Kornfeld: Living organ donation enhances the donor’s life, too (column)
I am one of the few people who walk into a hospital perfectly healthy to undergo major surgery. In 2004, I did just that. I donated a kidney to my father. Ten years earlier, he was one of the world’s first successful double-lung transplant recipients off a ventilator. The anti-rejection medications he took eventually destroyed his kidneys, and after a decade, he needed another transplant — this time a kidney. I was a perfect match.
When thinking about living organ donation, most people focus on the recipient — justifiably so. The person about to receive a life-saving organ is critically ill. Receiving an organ is literally a lifeline.
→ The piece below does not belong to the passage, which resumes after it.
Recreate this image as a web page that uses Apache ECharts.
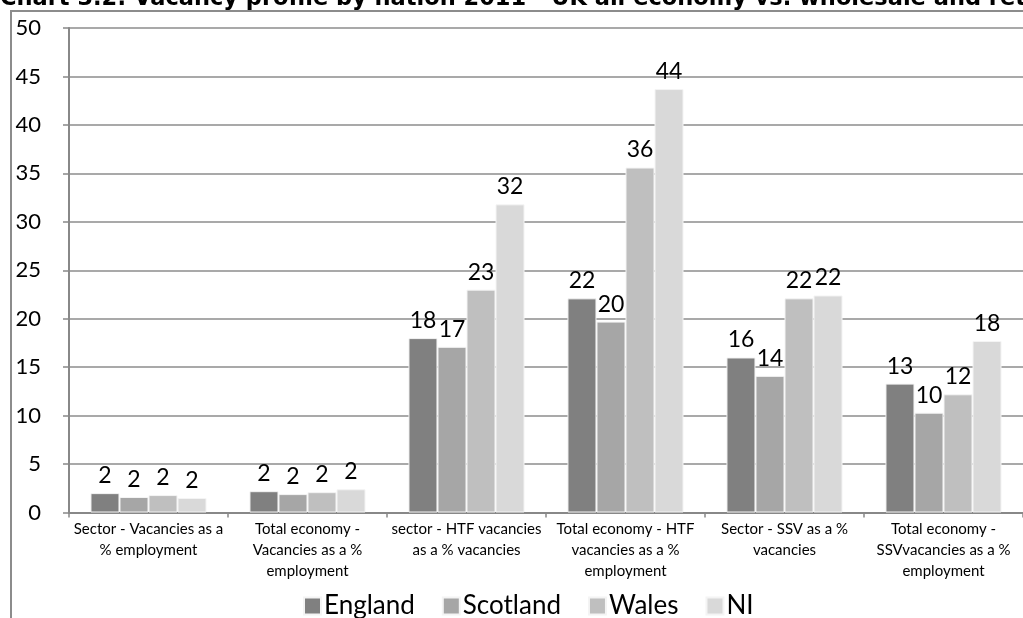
<!DOCTYPE html>
<html>
<head>
<meta charset="utf-8">
<script src="https://cdn.jsdelivr.net/npm/echarts@6/dist/echarts.min.js"></script>
<style>
  html, body { margin: 0; padding: 0; background: #fff; }
  #chart { width: 1023px; height: 618px; }
</style>
</head>
<body>
<div id="chart"></div>
<script>
// Vacancy indicators, grouped by measure, one bar per nation (%)
const categories = [
  'Sector - Vacancies as a\n% employment',
  'Total economy -\nVacancies as a %\nemployment',
  'sector - HTF vacancies\nas a % vacancies',
  'Total economy - HTF\nvacancies as a %\nemployment',
  'Sector - SSV as a %\nvacancies',
  'Total economy -\nSSVvacancies as a %\nemployment'
];
const england  = [2.0, 2.2, 18.0, 22.1, 16.0, 13.3];
const scotland = [1.6, 1.9, 17.1, 19.7, 14.1, 10.3];
const wales    = [1.8, 2.1, 23.0, 35.6, 22.1, 12.2];
const ni       = [1.5, 2.4, 31.8, 43.7, 22.4, 17.7];

const yTicks = { min: 0, max: 50, interval: 5 };
const titleText = 'Chart 3.2: Vacancy profile by nation 2011 - UK all economy vs. wholesale and retail';

const font = 'Lato, "Open Sans", sans-serif';

function barSeries(name, data, color) {
  return {
    name: name,
    type: 'bar',
    data: data,
    barGap: '0%',
    barCategoryGap: '27%',
    itemStyle: { color: color, borderColor: '#f4f4f4', borderWidth: 1 },
    label: {
      show: true,
      position: 'top',
      distance: 6,
      fontFamily: font,
      fontSize: 23,
      color: '#000',
      formatter: p => Math.round(p.value)
    }
  };
}

const chart = echarts.init(document.getElementById('chart'), null, { renderer: 'canvas' });
chart.setOption({
  animation: false,
  backgroundColor: '#fff',
  graphic: [
    {
      type: 'rect',
      shape: { x: 11, y: 11, width: 1030, height: 620 },
      style: { fill: 'none', stroke: '#8c8c8c', lineWidth: 2 },
      z: -1
    },
    {
      type: 'text',
      x: 0,
      y: -1,
      style: {
        text: titleText,
        fontFamily: '"DejaVu Sans", sans-serif',
        fontWeight: 'bold',
        fontSize: 22.5,
        fill: '#000',
        verticalAlign: 'middle'
      }
    }
  ],
  legend: {
    left: 298,
    top: 588,
    itemWidth: 17,
    itemHeight: 17,
    itemGap: 27,
    icon: 'rect',
    textStyle: { fontFamily: font, fontSize: 26, color: '#000', padding: [0, 0, 0, -2] },
    data: ['England', 'Scotland', 'Wales', 'NI']
  },
  grid: { left: 69, right: -6, top: 28, bottom: 105.5, containLabel: false },
  xAxis: {
    type: 'category',
    data: categories,
    axisLine: { lineStyle: { color: '#888', width: 2 } },
    axisTick: { show: true, length: 5, alignWithLabel: false, lineStyle: { color: '#888', width: 1.5 } },
    axisLabel: {
      interval: 0,
      fontFamily: font,
      fontSize: 15,
      lineHeight: 21,
      color: '#000',
      margin: 6
    }
  },
  yAxis: {
    type: 'value',
    min: yTicks.min,
    max: yTicks.max,
    interval: yTicks.interval,
    axisLine: { show: true, lineStyle: { color: '#888', width: 2 } },
    axisTick: { show: true, length: 6, lineStyle: { color: '#888', width: 1.5 } },
    splitLine: { lineStyle: { color: '#8c8c8c', width: 1.5 } },
    axisLabel: { fontFamily: font, fontSize: 22, color: '#000', margin: 28 }
  },
  series: [
    barSeries('England', england, '#808080'),
    barSeries('Scotland', scotland, '#a6a6a6'),
    barSeries('Wales', wales, '#bfbfbf'),
    barSeries('NI', ni, '#d9d9d9')
  ]
});
</script>
</body>
</html>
When I decided to donate my kidney to my father, my family and friends were generally supportive. They kept telling me how great it was that I was doing something selfless to help my dad. The focus was almost exclusively on him. Yet I was concerned about the unnecessary risk I was taking and what I was losing. Would my health be in jeopardy in the future after removing a kidney?
Research shows life expectancy for living donors does not decrease after donation, but there are risks associated with any elective surgery. Moving forward, I would only have one kidney without a second “backup” kidney if something were to happen to this vital organ. I was fearful that someday I’d be in the same position as my dad and need a kidney transplant of my own.
When I woke up after the surgery, I realized my recovery would be harder in some ways than my father’s. My dad’s new kidney worked immediately, and he began feeling better within hours. I, on the other hand, went from perfectly healthy to adjusting to lower kidney function and recovering from major surgery. I remember going for a run too soon after the surgery against doctor’s advice, a painful mistake. Over time, my one kidney increased in function and I have been perfectly healthy ever since.
As I look back now nearly 15 years later, I realize my dad wasn’t the only beneficiary of my kidney donation. I, too, received so many benefits from donating my kidney to my father. My recovery was a physical, emotional and mental challenge. It tested my resolve, determination and patience. The experience brought me even closer to my dad and our extended family.
Becoming a living kidney donor changed my outlook. It made me realize what “life and death” really means and what it’s like to live day to day. I learned so much about myself, how I can overcome personal challenges and what’s important in life. I find great meaning and purpose in helping others facing adversity.
Being a living kidney donor is now part of my identity. I think about the experience every single day. I continue to give back to the community by serving on the local and national boards to further organ and tissue donation and by talking with other potential living organ donors.
As meaningful as the experience was for me, I don’t believe everyone should be a living organ donor. It’s not right for everyone. But I do hope every Coloradoan will think about the issue and make the decision that’s right for them. I also encourage people to sign up to become an organ and tissue donor at their passing by visiting http://www.donatelife colorado.org.
While my kidney functioned perfectly for my dad, he only lived a year after our surgeries. Even if I knew in advance that would be the outcome, then I’d still do it all over again, for both of us.
Brad Kornfeld is a part-time Vail Valley resident. He serves on the board of Donor Alliance, the federally designated organization that runs the organ donor registry and facilitates organ and tissue donation in Colorado and Wyoming. He also served as one of the few living donors on the board of the United Network for Organ Sharing (UNOS), the organization designed by the U.S. Congress to establish transplant policy in the United States.